The Debate is Only Just Beginning
Last night the Senate allowed Section 215 of the USA Patriot Act to expire, despite dire predictions of calamity, and will begin debate on a replacement, the USA Freedom Act, later today.
The Bill of Rights Committee/Defending Dissent Foundation opposes the USA Freedom Act, and calls for a thorough congressional investigation into the surveillance authorities US intelligence agencies have claimed to gather the private information without a warrant of US persons who are not under suspicion of any crime.
“Hundreds of thousands of Americans have joined the debate over unwarranted mass surveillance in the last two weeks, and over the last two years since the first Snowden revelation,” said Sue Udry, Executive Director of BORDC/DDF. “Massive trans-partisan civic participation has forced Congress for the first time to take action (albeit woefully inadequate) to rein in some unconstitutional spying.”
Along with allies across the political spectrum, BORDC/DDF calls on Congress to use the expiration of Section 215 as a starting point for reforming the out of control surveillance practices of US intelligence agencies.
Although the USA Freedom Act includes modest reforms, the FBI, NSA, and other intelligence agencies will be allowed to continue to collect private information about Americans who are under no suspicion of crime under Executive Order 12333 and the FISA Amendments Act. BORDC/DDF calls on Congress to pass the Surveillance State Repeal Act in order to bring surveillance programs in line with the Constitution.

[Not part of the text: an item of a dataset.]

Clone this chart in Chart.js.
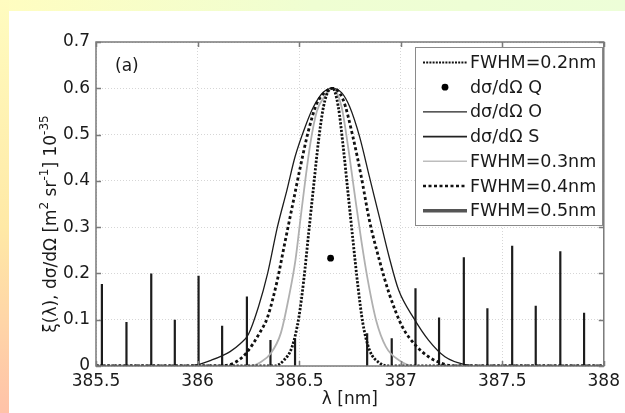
<!DOCTYPE html>
<html>
<head>
<meta charset="utf-8">
<script src="https://cdn.jsdelivr.net/npm/chart.js@4"></script>
<style>
  html, body { margin: 0; padding: 0; }
  body { width: 625px; height: 413px; position: relative; overflow: hidden; background: #fff; }
  #topStrip { position: absolute; left: 0; top: 0; width: 625px; height: 11px;
    background: linear-gradient(90deg, #fffdc0, #effed2 50%, #edfed8); }
  #leftStrip { position: absolute; left: 0; top: 0; width: 9px; height: 413px;
    background: linear-gradient(180deg, #fffcc0, #ffe9a6 55%, #ffc2a8); }
  #chart { position: absolute; left: 0; top: 0; }
</style>
</head>
<body>
<div id="topStrip"></div>
<div id="leftStrip"></div>
<canvas id="chart" width="625" height="413"></canvas>
<script>
// tick labels
const xTicks = [385.5, 386, 386.5, 387, 387.5, 388];
const yTicks = [0, 0.1, 0.2, 0.3, 0.4, 0.5, 0.6, 0.7];

// convolved spectra
const fwhm02Wl  = [385.5, 386.38, 386.426, 386.466, 386.499, 386.523, 386.547, 386.571, 386.596, 386.62, 386.65, 386.665, 386.693, 386.717, 386.741, 386.765, 386.79, 386.814, 386.846, 386.895, 386.94, 388];
const fwhm02Val = [0, 0, 0.013, 0.042, 0.106, 0.186, 0.287, 0.387, 0.488, 0.56, 0.598, 0.6, 0.56, 0.474, 0.373, 0.272, 0.171, 0.092, 0.035, 0.007, 0, 0];

const fwhm03Wl  = [385.5, 386.26, 386.31, 386.36, 386.41, 386.45, 386.482, 386.506, 386.53, 386.555, 386.587, 386.63, 386.665, 386.709, 386.741, 386.773, 386.806, 386.838, 386.879, 386.927, 386.99, 387.07, 388];
const fwhm03Val = [0, 0, 0.008, 0.027, 0.071, 0.15, 0.229, 0.315, 0.40, 0.48, 0.55, 0.585, 0.6, 0.56, 0.474, 0.373, 0.272, 0.186, 0.099, 0.042, 0.013, 0, 0];

const fwhm04Wl  = [385.5, 386.1, 386.16, 386.2, 386.24, 386.305, 386.345, 386.393, 386.426, 386.466, 386.506, 386.547, 386.587, 386.63, 386.665, 386.717, 386.765, 386.806, 386.846, 386.895, 386.943, 387.008, 387.073, 387.137, 387.2, 387.26, 388];
const fwhm04Val = [0, 0, 0.003, 0.012, 0.028, 0.071, 0.106, 0.186, 0.258, 0.344, 0.43, 0.51, 0.567, 0.592, 0.6, 0.575, 0.495, 0.409, 0.315, 0.229, 0.157, 0.085, 0.045, 0.02, 0.006, 0, 0];

const fwhm05Wl  = [385.5, 385.95, 386.0, 386.07, 386.12, 386.16, 386.21, 386.25, 386.3, 386.345, 386.393, 386.44, 386.48, 386.53, 386.571, 386.62, 386.665, 386.71, 386.749, 386.798, 386.846, 386.895, 386.943, 386.99, 387.065, 387.137, 387.218, 387.316, 387.4, 388];
const fwhm05Val = [0, 0, 0.003, 0.013, 0.022, 0.031, 0.048, 0.068, 0.128, 0.2, 0.3, 0.38, 0.452, 0.517, 0.56, 0.592, 0.6, 0.59, 0.56, 0.495, 0.409, 0.322, 0.236, 0.164, 0.103, 0.056, 0.02, 0.003, 0, 0];

// cross sections: Q branch point, O and S branch lines
const qWl = [386.655];
const qVal = [0.233];
const oWl  = [385.529, 385.65, 385.772, 385.888, 386.005, 386.121, 386.243, 386.359, 386.48];
const oVal = [0.177, 0.095, 0.2, 0.1, 0.195, 0.087, 0.15, 0.056, 0.06];
const sWl  = [386.835, 386.956, 387.073, 387.189, 387.311, 387.427, 387.549, 387.665, 387.786, 387.903];
const sVal = [0.071, 0.06, 0.168, 0.105, 0.235, 0.125, 0.26, 0.13, 0.248, 0.115];

const FONT = 'DejaVu Sans';
const INK = '#1a1a1a';

function pts(xs, ys) { return xs.map((x, i) => ({ x: x, y: ys[i] })); }
function sticks(xs, ys) {
  const out = [];
  xs.forEach((x, i) => { out.push({ x: x, y: 0 }, { x: x, y: ys[i] }, { x: x, y: null }); });
  return out;
}

const curve = (label, xs, ys, color, width, dash, order, legend) => ({
  label, data: pts(xs, ys), borderColor: color, borderWidth: width, borderDash: dash,
  pointRadius: 0, fill: false, cubicInterpolationMode: 'monotone', order, legend
});

const datasets = [
  curve('FWHM=0.2nm', fwhm02Wl, fwhm02Val, '#111', 2.8, [2.2, 1.6], 1,
        { kind: 'line', color: '#111', width: 2, dash: [2, 1.2] }),
  { label: 'dσ/dΩ Q', data: pts(qWl, qVal), showLine: false, pointRadius: 3.4,
    pointBackgroundColor: '#000', pointBorderWidth: 0, order: 0, legend: { kind: 'dot' } },
  { label: 'dσ/dΩ O', data: sticks(oWl, oVal), borderColor: '#1c1c1c', borderWidth: 2.2,
    pointRadius: 0, spanGaps: false, order: 10, legend: { kind: 'line', color: '#222', width: 1.3, dash: [] } },
  { label: 'dσ/dΩ S', data: sticks(sWl, sVal), borderColor: '#1c1c1c', borderWidth: 2.2,
    pointRadius: 0, spanGaps: false, order: 10, legend: { kind: 'line', color: '#222', width: 1.8, dash: [] } },
  curve('FWHM=0.3nm', fwhm03Wl, fwhm03Val, '#b0b0b0', 1.8, [], 3,
        { kind: 'line', color: '#bdbdbd', width: 1.5, dash: [] }),
  curve('FWHM=0.4nm', fwhm04Wl, fwhm04Val, '#111', 2.8, [3, 2.6], 2,
        { kind: 'line', color: '#111', width: 2.5, dash: [3, 2.5] }),
  curve('FWHM=0.5nm', fwhm05Wl, fwhm05Val, '#1c1c1c', 1.3, [], 4,
        { kind: 'line', color: '#555', width: 3.5, dash: [] })
];

// box, inner ticks, legend, y title and panel label
const decor = {
  id: 'decor',
  afterDraw(chart) {
    const ctx = chart.ctx;
    const a = chart.chartArea;
    const xs = chart.scales.x, ys = chart.scales.y;
    ctx.save();
    ctx.strokeStyle = '#7a7a7a';
    ctx.lineWidth = 1.5;
    ctx.strokeRect(a.left, a.top, a.right - a.left, a.bottom - a.top);
    ctx.beginPath();
    xTicks.forEach(v => {
      const p = Math.round(xs.getPixelForValue(v)) + 0.5;
      ctx.moveTo(p, a.bottom); ctx.lineTo(p, a.bottom - 5);
      ctx.moveTo(p, a.top); ctx.lineTo(p, a.top + 5);
    });
    yTicks.forEach(v => {
      const p = Math.round(ys.getPixelForValue(v)) + 0.5;
      ctx.moveTo(a.left, p); ctx.lineTo(a.left + 5, p);
      ctx.moveTo(a.right, p); ctx.lineTo(a.right - 5, p);
    });
    ctx.stroke();

    // legend
    const lx = 415, ly = 47, lw = 187, lh = 178;
    ctx.fillStyle = '#fff';
    ctx.fillRect(lx, ly, lw, lh);
    ctx.strokeStyle = '#8a8a8a';
    ctx.lineWidth = 1;
    ctx.strokeRect(lx + 0.5, ly + 0.5, lw, lh);
    ctx.font = '17.5px "' + FONT + '"';
    ctx.textBaseline = 'middle';
    chart.data.datasets.forEach((ds, i) => {
      const y = ly + 15.5 + i * 24.7;
      const st = ds.legend;
      if (st.kind === 'dot') {
        ctx.beginPath();
        ctx.arc(445, y, 3.4, 0, Math.PI * 2);
        ctx.fillStyle = '#000';
        ctx.fill();
      } else {
        ctx.beginPath();
        ctx.setLineDash(st.dash);
        ctx.strokeStyle = st.color;
        ctx.lineWidth = st.width;
        ctx.moveTo(423, y); ctx.lineTo(467, y);
        ctx.stroke();
        ctx.setLineDash([]);
      }
      ctx.fillStyle = INK;
      ctx.fillText(ds.label, 470, y + 1);
    });

    // panel label
    ctx.font = '17px "' + FONT + '"';
    ctx.fillText('(a)', 115, 67);

    // y axis title with superscripts
    const parts = [['ξ(λ), dσ/dΩ [m', 0], ['2', 1], [' sr', 0], ['-1', 1], ['] 10', 0], ['-35', 1]];
    const big = '17px "' + FONT + '"', small = '12px "' + FONT + '"';
    let total = 0;
    parts.forEach(p => { ctx.font = p[1] ? small : big; total += ctx.measureText(p[0]).width; });
    ctx.translate(56, 224);
    ctx.rotate(-Math.PI / 2);
    ctx.textBaseline = 'alphabetic';
    let cx = -total / 2;
    parts.forEach(p => {
      ctx.font = p[1] ? small : big;
      ctx.fillText(p[0], cx, p[1] ? -8 : 0);
      cx += ctx.measureText(p[0]).width;
    });
    ctx.restore();
  }
};

const tickFont = { family: FONT, size: 17 };

new Chart(document.getElementById('chart'), {
  type: 'line',
  data: { datasets },
  options: {
    responsive: false,
    animation: false,
    layout: { padding: { left: 0, top: 42, right: 15, bottom: 0 } },
    plugins: { legend: { display: false }, tooltip: { enabled: false } },
    scales: {
      x: {
        type: 'linear', min: 385.5, max: 388,
        afterBuildTicks: s => { s.ticks = xTicks.map(v => ({ value: v })); },
        afterFit: s => { s.height = 47; },
        ticks: { callback: v => String(v), font: tickFont, color: INK, padding: 5, maxRotation: 0, autoSkip: false },
        grid: { color: '#d6d6d6', drawTicks: false },
        border: { display: false, dash: [1, 2] },
        title: { display: true, text: 'λ [nm]', font: tickFont, color: INK, padding: { top: 0, bottom: 3 } }
      },
      y: {
        type: 'linear', min: 0, max: 0.7,
        afterBuildTicks: s => { s.ticks = yTicks.map(v => ({ value: v })); },
        afterFit: s => { s.width = 96; },
        ticks: { callback: v => String(v), font: tickFont, color: INK, padding: 6 },
        grid: { color: '#d6d6d6', drawTicks: false },
        border: { display: false, dash: [1, 2] }
      }
    }
  },
  plugins: [decor]
});
</script>
</body>
</html>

“We need a new Church Committee,” Udry said, referring to the Senate Select Committee to Study Governmental Operations that investigated intelligence operations in the 1970s and found significant wrongdoing. “Congress continues to operate in willful ignorance, refusing to demand a full accounting of all surveillance programs our intelligence agencies are using to gather information about innocent Americans. Without Snowden, neither Congress nor the people would have been aware of the NSA’s bulk data collection. What else is going on behind our backs?”
Beyond the mass surveillance authorities in the bill, BORDC/DDF is concerned that transparency provisions are inadequate, and specifically exempt the FBI. This is particularly galling given a Department of Justice (DOJ) Inspector General report released two weeks ago that confirms the FBI has been using Section 215 to collect internet records in bulk , and violated the law regarding minimizing records for seven years.
Further, the bill includes an increase to the maximum sentence for material support of terrorism, an unacceptably vague and expansive law that does not require a person to engage in or plan to engage in terrorism, or even knowingly support terrorism to be prosecuted. Since 9/11, the statute has become a favorite catch-all for the DOJ into which all sorts of constitutionally protected activities can be thrown and classified as suspect, if not criminal.